E’ facile immaginare quale potesse essere lo
stato d’animo di Carlo Rudio e del suo compagno dopo questo ennesimo
pericolo scampato miracolosamente. Le speranze di farcela erano ormai
ridotte al lumicino visto che erano stati localizzati e rimaneva loro
soltanto la possibilità di vendere cara la pelle. Fu proprio in queste
circostanze che il Rudio si dimostrò un buon ufficiale, dotato di
coraggio e buon senso come lo stesso O’Neill ebbe a riconoscere:”…in
questi frangenti, al pari di tante altre occasioni, il tenente Rudio
si dimostrò uno degli uomini più coraggiosi e di sangue freddo che io
abbia mai conosciuto. Egli mi calmò ripetutamente con i suoi saggi
consigli e mi rassicurò …”.
Passarono le ore e dal loro nascondiglio i
due poterono vedere i guerrieri che portarono l’assedio alle truppe
trincerate sulle colline fino al tardo pomeriggio per poi abbandonare
il campo di battaglia e raggiungere le loro squaw che avevano, nel
frattempo, smontato le tende e abbandonato il villaggio.

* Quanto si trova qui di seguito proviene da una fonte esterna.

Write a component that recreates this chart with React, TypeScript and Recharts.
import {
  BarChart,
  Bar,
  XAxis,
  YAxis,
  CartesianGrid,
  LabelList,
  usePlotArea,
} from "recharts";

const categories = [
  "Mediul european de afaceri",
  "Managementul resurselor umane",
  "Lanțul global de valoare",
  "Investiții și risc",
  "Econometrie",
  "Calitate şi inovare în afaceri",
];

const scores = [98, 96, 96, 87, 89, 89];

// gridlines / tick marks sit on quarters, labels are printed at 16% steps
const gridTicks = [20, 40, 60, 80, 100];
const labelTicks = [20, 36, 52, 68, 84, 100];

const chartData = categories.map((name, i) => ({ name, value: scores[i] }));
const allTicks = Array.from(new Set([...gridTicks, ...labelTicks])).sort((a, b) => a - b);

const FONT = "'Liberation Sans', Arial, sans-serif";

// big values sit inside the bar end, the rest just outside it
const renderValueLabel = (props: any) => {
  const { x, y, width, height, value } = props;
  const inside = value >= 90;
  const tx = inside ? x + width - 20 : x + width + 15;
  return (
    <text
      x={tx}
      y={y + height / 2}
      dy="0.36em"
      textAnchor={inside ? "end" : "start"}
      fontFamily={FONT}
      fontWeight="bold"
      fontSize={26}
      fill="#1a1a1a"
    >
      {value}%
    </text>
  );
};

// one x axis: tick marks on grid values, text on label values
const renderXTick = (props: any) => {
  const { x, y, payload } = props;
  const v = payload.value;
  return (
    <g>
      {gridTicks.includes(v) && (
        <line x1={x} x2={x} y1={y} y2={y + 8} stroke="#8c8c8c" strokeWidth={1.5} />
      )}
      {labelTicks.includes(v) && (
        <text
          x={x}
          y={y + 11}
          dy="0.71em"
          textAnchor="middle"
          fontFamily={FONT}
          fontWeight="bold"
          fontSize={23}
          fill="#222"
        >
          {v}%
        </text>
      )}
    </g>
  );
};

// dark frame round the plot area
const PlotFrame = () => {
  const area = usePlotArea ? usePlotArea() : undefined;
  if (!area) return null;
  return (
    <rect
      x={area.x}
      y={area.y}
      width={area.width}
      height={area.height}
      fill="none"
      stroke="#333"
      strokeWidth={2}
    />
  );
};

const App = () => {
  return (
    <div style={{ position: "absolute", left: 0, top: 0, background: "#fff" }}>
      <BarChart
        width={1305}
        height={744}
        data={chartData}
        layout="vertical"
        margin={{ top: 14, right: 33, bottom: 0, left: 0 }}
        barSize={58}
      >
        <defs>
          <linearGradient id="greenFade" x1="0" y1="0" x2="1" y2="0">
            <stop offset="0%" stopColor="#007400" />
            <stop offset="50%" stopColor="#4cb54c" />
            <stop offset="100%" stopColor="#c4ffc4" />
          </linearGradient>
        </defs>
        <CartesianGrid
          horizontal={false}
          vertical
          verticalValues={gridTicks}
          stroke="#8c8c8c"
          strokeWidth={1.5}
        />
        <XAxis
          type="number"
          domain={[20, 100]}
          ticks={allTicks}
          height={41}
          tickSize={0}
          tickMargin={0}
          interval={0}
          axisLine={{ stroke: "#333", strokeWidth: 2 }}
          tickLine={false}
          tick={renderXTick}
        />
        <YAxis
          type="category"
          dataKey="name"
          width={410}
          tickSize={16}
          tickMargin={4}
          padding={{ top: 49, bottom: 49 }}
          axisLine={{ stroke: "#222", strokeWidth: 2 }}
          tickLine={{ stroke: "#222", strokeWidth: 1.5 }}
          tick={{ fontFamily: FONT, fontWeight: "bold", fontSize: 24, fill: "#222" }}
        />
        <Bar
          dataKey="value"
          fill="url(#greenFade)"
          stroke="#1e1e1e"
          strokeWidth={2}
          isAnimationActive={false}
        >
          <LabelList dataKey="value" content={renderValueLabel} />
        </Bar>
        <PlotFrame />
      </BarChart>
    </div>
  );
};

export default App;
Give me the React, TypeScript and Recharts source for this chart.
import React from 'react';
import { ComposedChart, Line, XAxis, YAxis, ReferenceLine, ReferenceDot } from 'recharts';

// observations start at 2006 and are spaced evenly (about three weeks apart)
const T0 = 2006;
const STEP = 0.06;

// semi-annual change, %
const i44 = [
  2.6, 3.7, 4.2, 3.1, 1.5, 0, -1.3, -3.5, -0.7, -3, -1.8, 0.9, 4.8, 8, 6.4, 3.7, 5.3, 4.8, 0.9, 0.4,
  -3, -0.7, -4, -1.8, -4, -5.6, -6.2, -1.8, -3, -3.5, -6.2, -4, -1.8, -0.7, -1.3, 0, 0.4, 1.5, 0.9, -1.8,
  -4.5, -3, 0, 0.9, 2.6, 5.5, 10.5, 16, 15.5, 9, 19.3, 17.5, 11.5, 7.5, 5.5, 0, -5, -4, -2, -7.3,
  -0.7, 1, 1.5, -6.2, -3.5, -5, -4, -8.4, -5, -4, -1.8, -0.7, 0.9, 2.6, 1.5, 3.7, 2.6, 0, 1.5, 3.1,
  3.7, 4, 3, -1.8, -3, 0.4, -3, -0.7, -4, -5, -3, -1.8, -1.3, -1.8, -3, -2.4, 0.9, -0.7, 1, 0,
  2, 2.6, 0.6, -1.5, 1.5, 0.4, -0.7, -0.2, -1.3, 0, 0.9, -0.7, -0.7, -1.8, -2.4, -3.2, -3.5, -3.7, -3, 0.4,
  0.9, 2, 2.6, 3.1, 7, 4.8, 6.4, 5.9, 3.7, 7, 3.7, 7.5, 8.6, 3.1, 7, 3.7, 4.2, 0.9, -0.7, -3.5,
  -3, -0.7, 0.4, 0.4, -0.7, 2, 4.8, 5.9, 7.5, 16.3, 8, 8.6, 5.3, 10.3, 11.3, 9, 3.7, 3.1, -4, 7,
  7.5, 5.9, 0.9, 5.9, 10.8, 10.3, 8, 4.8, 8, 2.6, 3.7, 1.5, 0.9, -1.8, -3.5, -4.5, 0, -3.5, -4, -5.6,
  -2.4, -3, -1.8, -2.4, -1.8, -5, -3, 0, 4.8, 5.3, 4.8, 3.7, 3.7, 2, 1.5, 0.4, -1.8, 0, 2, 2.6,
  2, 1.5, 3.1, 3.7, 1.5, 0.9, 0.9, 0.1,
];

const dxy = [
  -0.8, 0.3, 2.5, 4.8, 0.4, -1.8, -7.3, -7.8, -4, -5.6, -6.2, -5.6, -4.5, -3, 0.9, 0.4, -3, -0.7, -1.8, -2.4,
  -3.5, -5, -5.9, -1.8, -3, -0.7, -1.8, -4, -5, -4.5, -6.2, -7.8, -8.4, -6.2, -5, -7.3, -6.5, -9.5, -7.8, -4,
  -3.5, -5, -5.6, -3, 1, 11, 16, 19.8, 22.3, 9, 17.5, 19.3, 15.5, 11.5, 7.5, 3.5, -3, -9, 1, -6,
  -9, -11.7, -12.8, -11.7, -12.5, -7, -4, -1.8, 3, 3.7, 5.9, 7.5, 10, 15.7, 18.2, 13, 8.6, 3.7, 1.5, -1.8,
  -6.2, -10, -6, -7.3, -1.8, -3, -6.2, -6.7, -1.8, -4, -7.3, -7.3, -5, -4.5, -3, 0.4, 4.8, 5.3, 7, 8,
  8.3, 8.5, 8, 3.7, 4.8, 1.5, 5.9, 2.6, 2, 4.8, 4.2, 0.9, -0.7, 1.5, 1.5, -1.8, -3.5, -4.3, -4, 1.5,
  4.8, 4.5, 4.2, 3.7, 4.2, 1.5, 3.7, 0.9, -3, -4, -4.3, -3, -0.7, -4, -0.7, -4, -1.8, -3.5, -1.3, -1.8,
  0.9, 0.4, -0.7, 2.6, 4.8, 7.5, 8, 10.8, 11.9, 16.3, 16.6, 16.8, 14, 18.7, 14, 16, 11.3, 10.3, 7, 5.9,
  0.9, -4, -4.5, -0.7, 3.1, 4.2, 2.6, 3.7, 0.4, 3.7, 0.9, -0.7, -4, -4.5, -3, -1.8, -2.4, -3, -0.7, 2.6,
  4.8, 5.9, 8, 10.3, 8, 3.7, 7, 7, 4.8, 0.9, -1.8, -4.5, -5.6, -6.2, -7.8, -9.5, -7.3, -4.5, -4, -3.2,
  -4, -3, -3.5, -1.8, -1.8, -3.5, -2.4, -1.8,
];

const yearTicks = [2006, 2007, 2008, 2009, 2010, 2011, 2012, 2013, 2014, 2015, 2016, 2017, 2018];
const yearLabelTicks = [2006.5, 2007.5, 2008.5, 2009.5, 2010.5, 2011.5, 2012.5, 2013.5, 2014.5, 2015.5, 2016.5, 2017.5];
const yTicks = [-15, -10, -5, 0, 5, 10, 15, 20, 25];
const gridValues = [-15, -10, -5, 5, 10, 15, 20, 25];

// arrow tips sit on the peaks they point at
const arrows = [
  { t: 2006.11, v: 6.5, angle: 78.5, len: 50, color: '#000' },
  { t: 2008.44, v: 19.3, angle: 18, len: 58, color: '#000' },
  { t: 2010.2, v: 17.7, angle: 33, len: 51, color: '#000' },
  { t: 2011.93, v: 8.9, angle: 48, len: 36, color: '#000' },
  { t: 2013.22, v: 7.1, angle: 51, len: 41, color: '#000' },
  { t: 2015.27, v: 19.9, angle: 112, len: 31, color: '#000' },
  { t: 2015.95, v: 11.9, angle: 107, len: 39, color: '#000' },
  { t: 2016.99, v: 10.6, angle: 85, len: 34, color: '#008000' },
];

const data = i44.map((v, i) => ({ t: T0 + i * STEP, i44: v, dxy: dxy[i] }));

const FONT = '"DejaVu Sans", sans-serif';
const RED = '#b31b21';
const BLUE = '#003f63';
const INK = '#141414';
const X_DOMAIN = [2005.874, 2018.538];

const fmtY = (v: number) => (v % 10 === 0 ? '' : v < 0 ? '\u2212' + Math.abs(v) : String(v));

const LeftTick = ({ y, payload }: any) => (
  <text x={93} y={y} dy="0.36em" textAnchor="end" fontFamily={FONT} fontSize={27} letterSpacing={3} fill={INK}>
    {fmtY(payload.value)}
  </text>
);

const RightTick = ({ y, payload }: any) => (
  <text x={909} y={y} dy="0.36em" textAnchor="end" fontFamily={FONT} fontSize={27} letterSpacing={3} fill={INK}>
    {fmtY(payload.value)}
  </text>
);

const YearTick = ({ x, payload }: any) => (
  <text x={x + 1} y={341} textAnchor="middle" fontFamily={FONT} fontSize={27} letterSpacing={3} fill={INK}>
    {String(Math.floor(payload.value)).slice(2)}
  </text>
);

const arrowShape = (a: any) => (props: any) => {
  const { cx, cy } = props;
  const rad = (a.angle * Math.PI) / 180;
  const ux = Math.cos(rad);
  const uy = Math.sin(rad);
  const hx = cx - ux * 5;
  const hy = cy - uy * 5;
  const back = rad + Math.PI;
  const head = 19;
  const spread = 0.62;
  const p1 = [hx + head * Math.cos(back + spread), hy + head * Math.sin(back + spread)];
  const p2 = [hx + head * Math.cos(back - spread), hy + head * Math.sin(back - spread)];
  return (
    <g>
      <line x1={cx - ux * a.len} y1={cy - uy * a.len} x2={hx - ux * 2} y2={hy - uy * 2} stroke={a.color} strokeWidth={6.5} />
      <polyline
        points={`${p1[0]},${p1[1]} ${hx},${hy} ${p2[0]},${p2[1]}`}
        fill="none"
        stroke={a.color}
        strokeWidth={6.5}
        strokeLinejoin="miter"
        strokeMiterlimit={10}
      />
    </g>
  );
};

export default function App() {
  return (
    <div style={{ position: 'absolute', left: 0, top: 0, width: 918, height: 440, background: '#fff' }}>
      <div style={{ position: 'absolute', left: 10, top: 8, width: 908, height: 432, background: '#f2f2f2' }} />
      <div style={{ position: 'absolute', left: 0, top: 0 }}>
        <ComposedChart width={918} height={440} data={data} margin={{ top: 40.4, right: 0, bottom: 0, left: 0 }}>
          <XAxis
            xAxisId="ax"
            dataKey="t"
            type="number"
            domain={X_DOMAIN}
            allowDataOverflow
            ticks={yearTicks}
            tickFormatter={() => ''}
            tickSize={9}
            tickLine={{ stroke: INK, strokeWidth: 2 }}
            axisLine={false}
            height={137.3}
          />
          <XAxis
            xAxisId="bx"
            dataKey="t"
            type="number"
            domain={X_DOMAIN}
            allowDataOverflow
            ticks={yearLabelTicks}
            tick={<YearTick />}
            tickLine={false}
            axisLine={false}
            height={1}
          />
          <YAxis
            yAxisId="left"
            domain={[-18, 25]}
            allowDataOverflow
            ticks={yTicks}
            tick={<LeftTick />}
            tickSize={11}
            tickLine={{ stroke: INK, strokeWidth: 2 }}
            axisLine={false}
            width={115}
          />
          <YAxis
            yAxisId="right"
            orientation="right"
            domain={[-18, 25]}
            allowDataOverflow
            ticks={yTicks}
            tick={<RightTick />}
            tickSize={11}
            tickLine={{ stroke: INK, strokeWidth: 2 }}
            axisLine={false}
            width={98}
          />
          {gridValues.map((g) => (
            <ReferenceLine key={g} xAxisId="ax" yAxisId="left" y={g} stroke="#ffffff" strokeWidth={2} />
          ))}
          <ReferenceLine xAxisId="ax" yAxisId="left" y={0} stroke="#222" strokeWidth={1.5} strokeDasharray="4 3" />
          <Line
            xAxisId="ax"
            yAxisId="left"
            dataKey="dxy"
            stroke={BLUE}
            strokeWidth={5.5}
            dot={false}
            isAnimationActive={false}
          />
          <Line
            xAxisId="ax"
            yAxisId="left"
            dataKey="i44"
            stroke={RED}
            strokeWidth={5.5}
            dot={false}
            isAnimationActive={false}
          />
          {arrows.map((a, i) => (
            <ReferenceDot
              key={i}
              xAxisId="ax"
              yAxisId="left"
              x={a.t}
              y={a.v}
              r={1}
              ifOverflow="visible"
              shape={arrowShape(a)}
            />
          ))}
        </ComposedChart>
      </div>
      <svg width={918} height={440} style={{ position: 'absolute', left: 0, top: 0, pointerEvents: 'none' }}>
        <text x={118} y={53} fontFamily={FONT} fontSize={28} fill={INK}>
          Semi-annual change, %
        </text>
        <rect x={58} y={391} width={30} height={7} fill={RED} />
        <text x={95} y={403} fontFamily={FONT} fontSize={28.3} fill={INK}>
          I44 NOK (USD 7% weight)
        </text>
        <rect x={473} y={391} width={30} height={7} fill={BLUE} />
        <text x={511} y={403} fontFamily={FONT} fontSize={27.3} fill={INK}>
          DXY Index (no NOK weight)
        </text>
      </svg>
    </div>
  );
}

Quando calò
la sera il silenzio fu totale e i due soldati uscirono dal loro
nascondiglio. Cercarono un guado per attraversare il Little Bighorn e,
una volta raggiunta l’altra sponda, incominciarono a salire le alture
con grande circospezione, ben attenti a non incappare nuovamente negli
indiani. Percorsero un paio di miglia e quando ormai erano convinti
che le truppe del 7° si fossero ritirate verso lo Yellowstone, udirono
in lontananza il raglio di un mulo. Si mossero, quindi, con grande
cautela in quella direzione e solo quando furono sicuri che le voci
che provenivano dal bivacco erano quelle dei loro commilitoni, si
manifestarono.
Rudio e O’Neill furono accolti dai loro
compagni con grande entusiasmo che cercarono di rifocillare i due che
erano digiuni da 48 ore.
Tutti erano ignari della sorte toccata a
Custer e ai suoi uomini.
Solo il mattino seguente, all’arrivo degli
esploratori della colonna del Gen. Terry, giunse la notizia della
disfatta di Custer. Fu quindi organizzata una ricognizione sul campo
di battaglia cui partecipò lo stesso Rudio.